Vielleicht wird Sie die Lektüre dieses Buchs auch etwas überfordern. Ich stelle mir vor, wie Sie besiegt zu Boden gehen, aufschauen und fragen, ob ich das alles ernst meine. Erwarte ich wirklich, dass Sie jede Frage in diesem Buch stellen, bevor Sie ein Foto machen? Das ist nicht möglich. Es ist nicht realistisch. Es ist wahrscheinlich nicht einmal menschlich!

Vor einigen Jahren kritisierte jemand meinen Ratschlag, bewusster und nachdenklicher zu fotografieren. Er schrieb: »Ich habe nicht zur Kamera gegriffen, um mir dermaßen den Kopf zu zerbrechen.« Das erklärt vielleicht, warum viele Fotos so absichts- und gedankenlos erscheinen und keine echte Wirkung vermitteln. Ich glaube, das können wir besser machen.

Ich glaube, die meisten Fotografen wünschen sich, intuitiv zu fotografieren, durch den Sucher zu blicken und gewissermaßen instinktiv zu reagieren: die Linien, das Licht, den Moment zu sehen und rasch genug zu reagieren, um ein fesselndes Bild zu fotografieren, das Emotionen oder Neugier weckt, bevor dieser Augenblick für immer verstrichen ist. Ich glaube, es ist diese Sehnsucht nach der Fähigkeit des intuitiven Schaffens, die meinen Kritiker zu seiner Aussage veranlasste. Er wollte einfach nur, dass der Ablauf eher dem »Zustand der Gnade« entspricht, von dem der chilenische Fotograf Sergio Larrain einmal sprach. Genau das will ich auch.

Aber Wünschen und Hoffen sind bekanntermaßen sehr schlechte Ansätze, um ein ersehntes Ziel zu erreichen. Der Weg zur intuitiven und instinktiven Fotografie beginnt mit der Absicht. Er beginnt damit, dass wir lernen, auf neue Weise zu sehen und zu denken. Er beginnt damit, dass wir Techniken und kreative Möglichkeiten verinnerlichen und sie uns dann wirklich zu eigen machen. Darum geht es beim Lernen. Und Fragen, das wussten schon Lehrer wie Sokrates und die Rabbiner der letzten Jahrtausende, bieten den besten Weg dorthin. Sie brauchen meine Belehrungen nicht. Sie brauchen bessere Fragen, um sich selbst zu unterrichten.

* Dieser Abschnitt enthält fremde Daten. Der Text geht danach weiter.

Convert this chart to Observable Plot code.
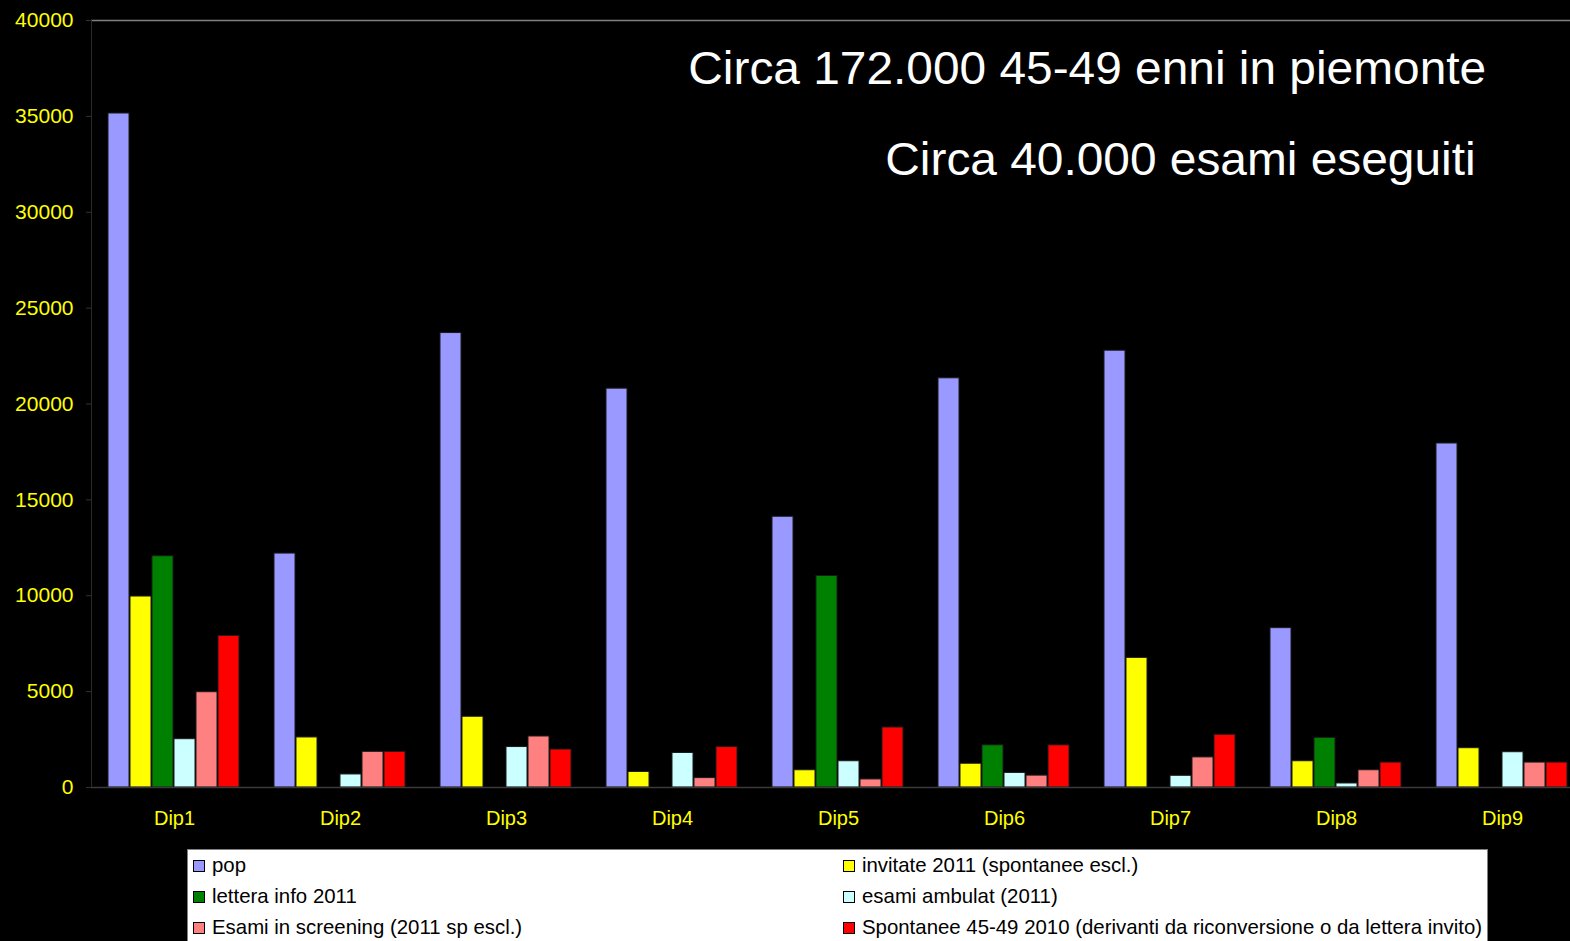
<!DOCTYPE html>
<html>
<head>
<meta charset="utf-8">
<script src="https://cdn.jsdelivr.net/npm/d3@7"></script>
<script src="https://cdn.jsdelivr.net/npm/@observablehq/plot@0.6"></script>
<style>
  html, body { margin: 0; padding: 0; background: #000; overflow: hidden; }
  #wrap { position: relative; width: 1570px; height: 941px; overflow: hidden; font-family: "Liberation Sans", Arial, sans-serif; }
  #chart { position: absolute; left: 0; top: 0; width: 1587px; }
  #chart svg { max-width: none !important; }
  .title { position: absolute; color: #fff; font-size: 46px; line-height: 46px; white-space: nowrap; transform-origin: right center; transform: scaleX(1.04); }
  #leftline { position: absolute; left: 91px; top: 20px; width: 1px; height: 767px; background: #2a2a2a; }
  #legend { position: absolute; left: 187px; top: 849px; width: 1299px; height: 120px; background: #fff; border: 1px solid #808080; }
  .item { position: absolute; height: 31px; line-height: 31px; font-size: 20.4px; color: #000; white-space: nowrap; display: flex; align-items: center; }
  .sw { width: 10px; height: 10px; border: 1px solid #000; margin-right: 7px; }
</style>
</head>
<body>
<div id="wrap">
  <div id="chart"></div>
  <div id="leftline"></div>
  <div class="title" id="t1" style="right:84px; top:45px;">Circa 172.000 45-49 enni in piemonte</div>
  <div class="title" id="t2" style="right:94px; top:136px;">Circa 40.000 esami eseguiti</div>
  <div id="legend"></div>
</div>
<script>
// ---- data ----
const dips = ["Dip1", "Dip2", "Dip3", "Dip4", "Dip5", "Dip6", "Dip7", "Dip8", "Dip9"];
const seriesNames = [
  "pop",
  "invitate 2011 (spontanee escl.)",
  "lettera info 2011",
  "esami ambulat (2011)",
  "Esami in screening (2011 sp escl.)",
  "Spontanee 45-49 2010 (derivanti da riconversione o da lettera invito)"
];
const seriesColors = ["#9999FF", "#FFFF00", "#008000", "#CCFFFF", "#FF8080", "#FF0000"];
const pop       = [35150, 12200, 23700, 20800, 14120, 21340, 22780, 8310, 17940];
const invitate  = [9960, 2610, 3690, 810, 900, 1240, 6760, 1370, 2050];
const lettera   = [12060, 0, 0, 0, 11030, 2200, 0, 2590, 0];
const ambulat   = [2520, 680, 2110, 1800, 1370, 760, 610, 210, 1840];
const screening = [4970, 1860, 2660, 490, 420, 620, 1570, 900, 1300];
const spontanee = [7910, 1860, 1980, 2110, 3130, 2200, 2750, 1300, 1300];
const yTicks = [0, 5000, 10000, 15000, 20000, 25000, 30000, 35000, 40000];

const seriesValues = [pop, invitate, lettera, ambulat, screening, spontanee];
const rows = [];
dips.forEach((d, i) => {
  seriesNames.forEach((s, j) => {
    rows.push({dip: d, series: s, value: seriesValues[j][i]});
  });
});
const bars = rows.filter(r => r.value > 0);

const chart = Plot.plot({
  width: 1587,
  height: 845,
  marginLeft: 91,
  marginRight: 2,
  marginTop: 20,
  marginBottom: 58,
  style: {background: "transparent", fontFamily: "Liberation Sans, Arial, sans-serif", fontSize: "20px", maxWidth: "none"},
  fx: {domain: dips, padding: 0},
  x: {domain: seriesNames, axis: null, paddingInner: 0.045, paddingOuter: 0.795},
  y: {domain: [0, 40000]},
  color: {domain: seriesNames, range: seriesColors},
  marks: [
    Plot.ruleY([40000], {stroke: "#808080", strokeWidth: 1.5}),
    Plot.barY(bars, {fx: "dip", x: "series", y: "value", fill: "series", stroke: "#1a1a1a", strokeWidth: 1}),
    Plot.ruleY([0], {stroke: "#3a3a3a", strokeWidth: 1.5}),
    Plot.axisY({ticks: yTicks, tickSize: 5, tickPadding: 13, stroke: "#333", fill: "#FFFF00", fontSize: 21, tickFormat: d => String(d), label: null}),
    Plot.axisFx({anchor: "bottom", tickSize: 0, tickPadding: 23, fill: "#FFFF00", fontSize: 20, label: null})
  ]
});
chart.style.maxWidth = "none";
document.getElementById("chart").appendChild(chart);

// ---- legend ----
const legend = document.getElementById("legend");
seriesNames.forEach((s, i) => {
  const col = i % 2, row = Math.floor(i / 2);
  const it = document.createElement("div");
  it.className = "item";
  it.style.left = (col === 0 ? 5 : 655) + "px";
  it.style.top = (row * 31 + 0) + "px";
  const sw = document.createElement("span");
  sw.className = "sw";
  sw.style.background = seriesColors[i];
  const tx = document.createElement("span");
  tx.textContent = s;
  it.appendChild(sw);
  it.appendChild(tx);
  legend.appendChild(it);
});
</script>
</body>
</html>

Bevor der Kaffee kalt wird, möchte ich Sie daher bitten, sich nicht zu überfordern und nicht nach Abkürzungen zu suchen. Das Handwerk braucht Zeit. Sie müssen sich über einen längeren Zeitraum bewusst darauf konzentrieren. Einigen von Ihnen wird es bereits enorm helfen, sich dieser Fragen bewusst zu werden, und es wird Ihnen mehr kreative Freiheit verschaffen. Andere von Ihnen müssen sich diese Fragen viele Male stellen – während Sie fotografieren, Ihre Fotos bearbeiten und die Bilder anderer studieren –, bevor Sie sie verinnerlicht haben. Aber wenn Sie sich daran gewöhnen, sie zu stellen, dann werden sie sich in Ihrem Unterbewusstsein verankern – genau wie einst Ihre Muttersprache, die nach und nach zu einem Teil von Ihnen wurde, bis es immer weniger bewusste Anstrengungen erforderte, sich an die richtigen Wörter zu erinnern. Dann werden Sie anfangen, die intuitiven oder instinktiven Momente zu entdecken, den Zustand der Gnade, wenn Sie sich im Augenblick befinden – empfänglich, bewusst und fähig, wie ein großer Musiker mit dem Instrument in Ihrer Hand zu improvisieren.

Es gibt eine Vielzahl von Dingen zu beachten, wenn Sie ein überzeugendes Foto schaffen möchten. Welche Elemente gibt es, und wie gehen Sie mit ihnen um? Worauf reagieren wir in einem Bild, und wie können wir diese Aspekte nutzen, damit unsere Fotos nicht nur gut sind, sondern auch von uns selbst stammen? Das sind wichtige Fragen. Mal sehen, ob wir Antworten finden können, indem wir noch ein paar weitere Fragen stellen.